Markets run on information. Buyers make decisions by relying on their knowledge of the products available, and sellers decide what to produce based on their understanding of what buyers want. But the distribution of market information has changed, as consumers increasingly turn to sources that act as intermediaries for information—companies like Yelp and Google. In Antitrust Law in the New Economy (Harvard University Press), Mark Patterson considers a wide range of problems that arise around one aspect of information in the marketplace: its quality.
Sellers now have the ability and motivation to distort the truth about their products when they make data available to intermediaries. Intermediaries, in turn, have their own incentives to skew the facts they provide to buyers, both to benefit advertisers and to gain advantages over their competition. Consumer protection law is poorly suited for these problems in the information economy. Antitrust law, designed to regulate powerful firms and prevent collusion among producers, is a better choice. But the current application of antitrust law pays little attention to information quality.

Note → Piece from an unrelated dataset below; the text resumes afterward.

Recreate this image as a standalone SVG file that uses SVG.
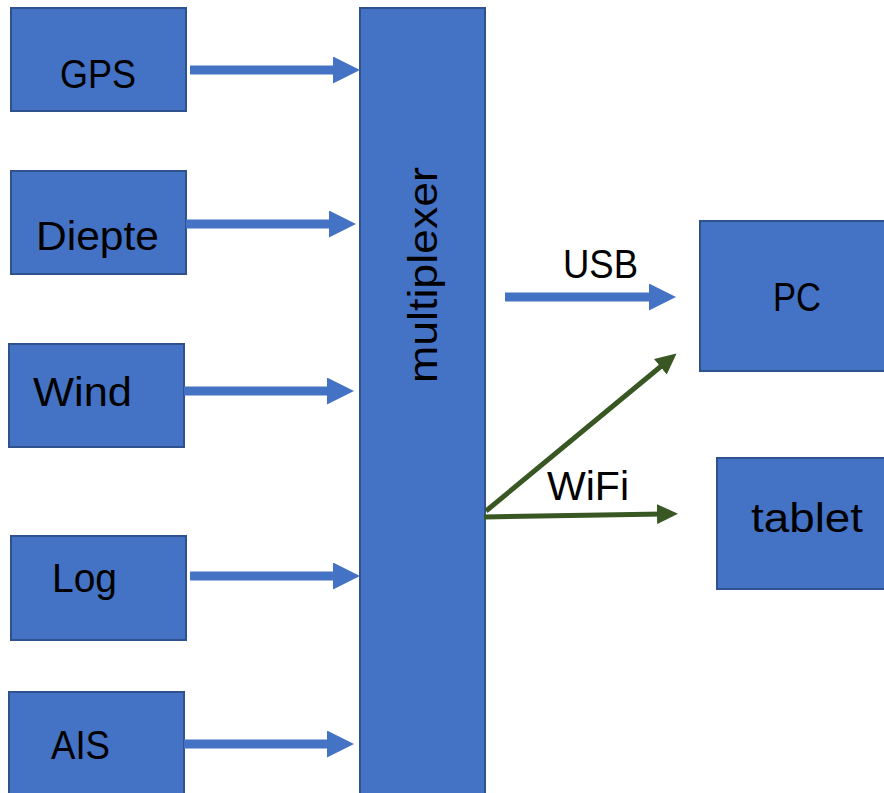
<svg xmlns="http://www.w3.org/2000/svg" width="884" height="793" viewBox="0 0 884 793">
<style>
.box{fill:#4472C4;stroke:#2F528F;stroke-width:2}
.lbl{font-family:"Liberation Sans",Arial,sans-serif;font-size:41px;fill:#000}
.blue{stroke:#4472C4;stroke-width:9;fill:none}
.green{stroke:#385723;stroke-width:5;fill:none}
</style>
<defs>
<marker id="ah" markerUnits="userSpaceOnUse" markerWidth="27" markerHeight="27" viewBox="0 0 27 27" refX="7" refY="13.5" orient="auto">
<path d="M0,0 L27,13.5 L0,27 Z" fill="#4472C4"/>
</marker>
<marker id="ag" markerUnits="userSpaceOnUse" markerWidth="21" markerHeight="20" viewBox="0 0 21 20" refX="6" refY="10" orient="auto">
<path d="M0,0 L21,10 L0,20 Z" fill="#385723"/>
</marker>
</defs>
<g id="gps"><rect class="box" x="11" y="8" width="175" height="103"/><text class="lbl" x="60" y="88" textLength="76" lengthAdjust="spacingAndGlyphs">GPS</text></g>
<g id="diepte"><rect class="box" x="11" y="171" width="175" height="103"/><text class="lbl" x="36" y="250" textLength="123" lengthAdjust="spacingAndGlyphs">Diepte</text></g>
<g id="wind"><rect class="box" x="9" y="344" width="175" height="103"/><text class="lbl" x="33" y="406" textLength="99" lengthAdjust="spacingAndGlyphs">Wind</text></g>
<g id="log"><rect class="box" x="11" y="536" width="175" height="104"/><text class="lbl" x="52" y="592" textLength="65" lengthAdjust="spacingAndGlyphs">Log</text></g>
<g id="ais"><rect class="box" x="9" y="692" width="175" height="110"/><text class="lbl" x="51" y="759" textLength="59" lengthAdjust="spacingAndGlyphs">AIS</text></g>
<g id="multiplexer"><rect class="box" x="360" y="8" width="125" height="800"/><text class="lbl" transform="translate(437,383) rotate(-90)" x="0" y="0" textLength="216" lengthAdjust="spacingAndGlyphs">multiplexer</text></g>
<g id="pc"><rect class="box" x="700" y="221" width="190" height="150"/><text class="lbl" x="773" y="311" textLength="48" lengthAdjust="spacingAndGlyphs">PC</text></g>
<g id="tablet"><rect class="box" x="717" y="458" width="173" height="131"/><text class="lbl" x="751" y="532" textLength="112" lengthAdjust="spacingAndGlyphs">tablet</text></g>
<g id="connectors">
<line class="blue" x1="190" y1="70" x2="340" y2="70" marker-end="url(#ah)"/>
<line class="blue" x1="186" y1="224" x2="336" y2="224" marker-end="url(#ah)"/>
<line class="blue" x1="184" y1="391" x2="334" y2="391" marker-end="url(#ah)"/>
<line class="blue" x1="190" y1="576" x2="340" y2="576" marker-end="url(#ah)"/>
<line class="blue" x1="184" y1="744" x2="334" y2="744" marker-end="url(#ah)"/>
<line class="blue" x1="505" y1="297" x2="656" y2="297" marker-end="url(#ah)"/>
<text class="lbl" x="563" y="278" textLength="75" lengthAdjust="spacingAndGlyphs">USB</text>
<line class="green" x1="486" y1="511" x2="665" y2="363" marker-end="url(#ag)"/>
<line class="green" x1="484" y1="517" x2="663" y2="514" marker-end="url(#ag)"/>
<text class="lbl" x="547" y="500" textLength="82" lengthAdjust="spacingAndGlyphs">WiFi</text>
</g>
</svg>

Patterson discusses a range of ways in which data can be manipulated for competitive advantage and exploitation of consumers (as happened in the LIBOR scandal), and he considers novel issues like “confusopoly” and sellers’ use of consumers’ personal information in direct selling. Antitrust law can and should be adapted for the information economy, Patterson argues, and he shows how courts can apply antitrust to address today’s problems.
Reviewer Heike Schweitzer of the Free University of Berlin called Antitrust Law in the New Economy “a fascinating and truly innovative book that offers a much-needed, fresh view of information markets. Proposing a new (and broad) understanding of information power as market power, Mark Patterson … offers new solutions to a wide range of difficult issues under the regime of antitrust law.”